One of the "last banks in town" is in Castletown in the north of Caithness, where the Norfrost refrigerator factory closed last year with the loss of 70 jobs.

Brenda Herrick, chairwoman of Castletown Community Council, said the population had already dropped from 798 to 620 between 2001 and 2011 and residents would feel the impact of the bank's closure. "It is just another thing we are losing here in Castletown. It will make life a little more ­difficult," she said.

Caithness, Sutherland and Ross SNP MSP Rob Gibson said: "I will be contacting RBS to find out how they came to this decision and what support will be offered to the staff at the Castletown branch.

"It is clear that some people's banking habits are changing. However I would like to know why RBS are deciding to pick on people in a remote and rural area who do not have access to the fastest broadband speeds."

At the other end other country, Tory MSP John Lamont, for Ettrick, Roxburgh and Berwickshire, is seeking a meeting with the bank about the closure of three branches - Chirnside, Greenlaw and Newton St Boswell - that he believes will adversely affect local customers.

Patthead, East Linton, Longniddry and Bonnybridge are to lose their only bank, and Dundee and Paisley branches will also close.

A spokesman for RBS said: "Banking has changed significantly over the last few years as more and more of our customers are banking with us where and when it is convenient for them.

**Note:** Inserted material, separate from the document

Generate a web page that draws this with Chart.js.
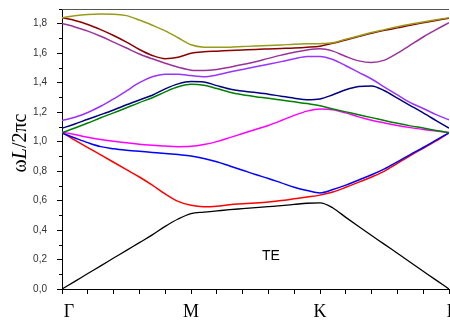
<!DOCTYPE html>
<html><head><meta charset="utf-8">
<script src="https://cdn.jsdelivr.net/npm/chart.js@4/dist/chart.umd.min.js"></script>
<style>html,body{margin:0;padding:0;background:#fff}canvas{display:block}</style>
</head><body>
<canvas id="c" width="450" height="323"></canvas>
<script>
// k-path positions (Γ=0, M=1, K=2, Γ=3)
const kPath = [0,0.1,0.2,0.3,0.4,0.5,0.6,0.7,0.8,0.9,1.0,1.1,1.2,1.3,1.4,1.5,1.6,1.7,1.8,1.9,2.0,2.1,2.2,2.3,2.4,2.5,2.6,2.7,2.8,2.9,3.0];
const symmetryPoints = [0,1,2,3];
const symmetryLabels = ['Γ','M','K','Γ'];
const yTickStep = 0.2;
const yMin = 0, yMax = 1.9;

// band frequencies ωL/2πc
const band1 = [0,0.052,0.105,0.157,0.21,0.262,0.315,0.367,0.425,0.475,0.512,0.522,0.53,0.538,0.545,0.552,0.559,0.566,0.574,0.582,0.584,0.55,0.486,0.424,0.363,0.303,0.242,0.182,0.121,0.06,0];
const band2 = [1.065,1.01,0.96,0.91,0.86,0.81,0.76,0.705,0.645,0.595,0.568,0.558,0.562,0.572,0.578,0.584,0.591,0.6,0.612,0.624,0.637,0.658,0.69,0.725,0.76,0.80,0.853,0.905,0.955,1.005,1.06];
const band3 = [1.058,1.025,0.993,0.966,0.952,0.942,0.934,0.927,0.92,0.912,0.903,0.886,0.864,0.835,0.806,0.777,0.75,0.72,0.69,0.668,0.652,0.675,0.705,0.74,0.775,0.815,0.863,0.912,0.96,1.01,1.06];
const band4 = [1.065,1.048,1.03,1.015,1.003,0.992,0.983,0.976,0.97,0.966,0.968,0.98,1.0,1.027,1.055,1.082,1.11,1.143,1.178,1.207,1.221,1.216,1.195,1.168,1.145,1.127,1.11,1.095,1.083,1.072,1.062];
const band5 = [1.06,1.092,1.126,1.162,1.195,1.23,1.265,1.298,1.338,1.372,1.39,1.383,1.36,1.335,1.318,1.305,1.294,1.282,1.27,1.258,1.243,1.222,1.202,1.182,1.163,1.143,1.124,1.107,1.092,1.076,1.06];
const band6 = [1.09,1.12,1.152,1.183,1.215,1.25,1.283,1.315,1.358,1.392,1.408,1.405,1.38,1.357,1.343,1.333,1.322,1.308,1.295,1.285,1.29,1.318,1.352,1.374,1.378,1.345,1.295,1.245,1.195,1.143,1.091];
const band7 = [1.143,1.165,1.198,1.24,1.29,1.345,1.4,1.44,1.458,1.458,1.448,1.44,1.452,1.472,1.49,1.508,1.525,1.543,1.562,1.577,1.578,1.557,1.515,1.47,1.425,1.37,1.317,1.265,1.225,1.183,1.148];
const band8 = [1.802,1.778,1.75,1.715,1.675,1.635,1.595,1.562,1.532,1.505,1.485,1.482,1.489,1.505,1.523,1.542,1.565,1.587,1.607,1.622,1.63,1.614,1.578,1.548,1.537,1.553,1.6,1.655,1.71,1.76,1.807];
const band9 = [1.841,1.822,1.795,1.76,1.72,1.675,1.625,1.585,1.563,1.572,1.6,1.61,1.614,1.618,1.622,1.626,1.629,1.632,1.635,1.64,1.648,1.668,1.69,1.713,1.735,1.755,1.772,1.79,1.806,1.822,1.838];
const band10 = [1.841,1.855,1.863,1.866,1.865,1.855,1.825,1.79,1.752,1.705,1.657,1.641,1.64,1.641,1.645,1.649,1.652,1.656,1.661,1.664,1.665,1.671,1.695,1.717,1.74,1.76,1.78,1.797,1.812,1.827,1.841];
const polarization = 'TE';

const toXY = arr => arr.map((v,i)=>({x:kPath[i], y:v}));
const mk = (arr, color, w) => ({data: toXY(arr), borderColor: color, borderWidth: w || 1.5, pointRadius: 0, fill: false, cubicInterpolationMode: 'monotone'});

const decor = {
  id: 'decor',
  afterDraw(chart){
    const {ctx, chartArea: a, scales: {x, y}} = chart;
    ctx.save();
    ctx.lineWidth = 1;
    ctx.strokeStyle = '#555';
    ctx.beginPath(); ctx.moveTo(a.left, Math.round(a.top)+0.5); ctx.lineTo(a.right, Math.round(a.top)+0.5); ctx.stroke();
    ctx.strokeStyle = '#000';
    for (let v = yTickStep/2; v < yMax; v += yTickStep){
      const py = Math.round(y.getPixelForValue(v)) + 0.5;
      ctx.beginPath(); ctx.moveTo(a.left-3, py); ctx.lineTo(a.left, py); ctx.stroke();
    }
    ctx.fillStyle = '#000';
    ctx.font = '18px "Liberation Serif"';
    ctx.textAlign = 'center'; ctx.textBaseline = 'alphabetic';
    const offs = [7, 0, 0, 3];
    symmetryPoints.forEach((p,i)=>ctx.fillText(symmetryLabels[i], x.getPixelForValue(p)+offs[i], 317));
    ctx.font = '14px "Liberation Sans"'; ctx.textAlign = 'left';
    ctx.fillText(polarization, x.getPixelForValue(1.55), y.getPixelForValue(0.2));
    // y title with italic L
    const parts = [['ω','20px "Liberation Serif"'],['L','italic 20px "Liberation Serif"'],['/2πc','20px "Liberation Serif"']];
    let tot = 0; parts.forEach(p=>{ctx.font=p[1]; tot += ctx.measureText(p[0]).width;});
    ctx.translate(26, 143); ctx.rotate(-Math.PI/2);
    ctx.textAlign = 'left';
    let cx = -tot/2;
    parts.forEach(p=>{ctx.font=p[1]; ctx.fillText(p[0], cx, 0); cx += ctx.measureText(p[0]).width;});
    ctx.restore();
  }
};

new Chart(document.getElementById('c'), {
  type: 'line',
  data: { datasets: [
    mk(band10, '#9a9a1a'),
    mk(band9, '#8b0000'),
    mk(band8, '#993399'),
    mk(band7, '#9933ff'),
    mk(band6, '#000080'),
    mk(band5, '#008000'),
    mk(band4, '#ff00ff'),
    mk(band3, '#0000ff'),
    mk(band2, '#ff0000'),
    mk(band1, '#000000', 1.3)
  ]},
  options: {
    responsive: false, animation: false,
    layout: { padding: { top: 9, right: 1, left: 0, bottom: 0 } },
    plugins: { legend: { display: false }, tooltip: { enabled: false } },
    scales: {
      x: {
        type: 'linear', min: 0, max: 3,
        grid: { display: true, drawOnChartArea: false, drawTicks: true, tickLength: 5, color: '#000' },
        border: { display: true, color: '#000', width: 1 },
        ticks: { stepSize: 0.2, autoSkip: false, maxTicksLimit: 100, callback: () => '' , font: {size: 1}},
        afterFit: s => { s.height = 34; s.paddingLeft = 0; s.paddingRight = 0; }
      },
      y: {
        min: yMin, max: yMax,
        grid: { display: true, drawOnChartArea: false, drawTicks: true, tickLength: 5, color: '#000' },
        border: { display: true, color: '#000', width: 1 },
        ticks: { stepSize: yTickStep, includeBounds: false, padding: 10, color: '#333',
          font: { family: '"Liberation Sans"', size: 10 },
          callback: v => Number(v).toFixed(1).replace('.', ',') },
        afterFit: s => { s.width = 62; s.paddingTop = 0; s.paddingBottom = 0; }
      }
    }
  },
  plugins: [decor]
});
</script>
</body></html>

"We have to adapt to what our customers want, which is why we're investing in a range of other ways our customers can bank with us, including online and telephone banking, our mobile app, and in any one of the Post Office's 11,500 branches across the UK."

RBS said it had been telling affected customers about the closures over the past two months, having announced in February it planned to cut costs by more than £5 billion over three to four years.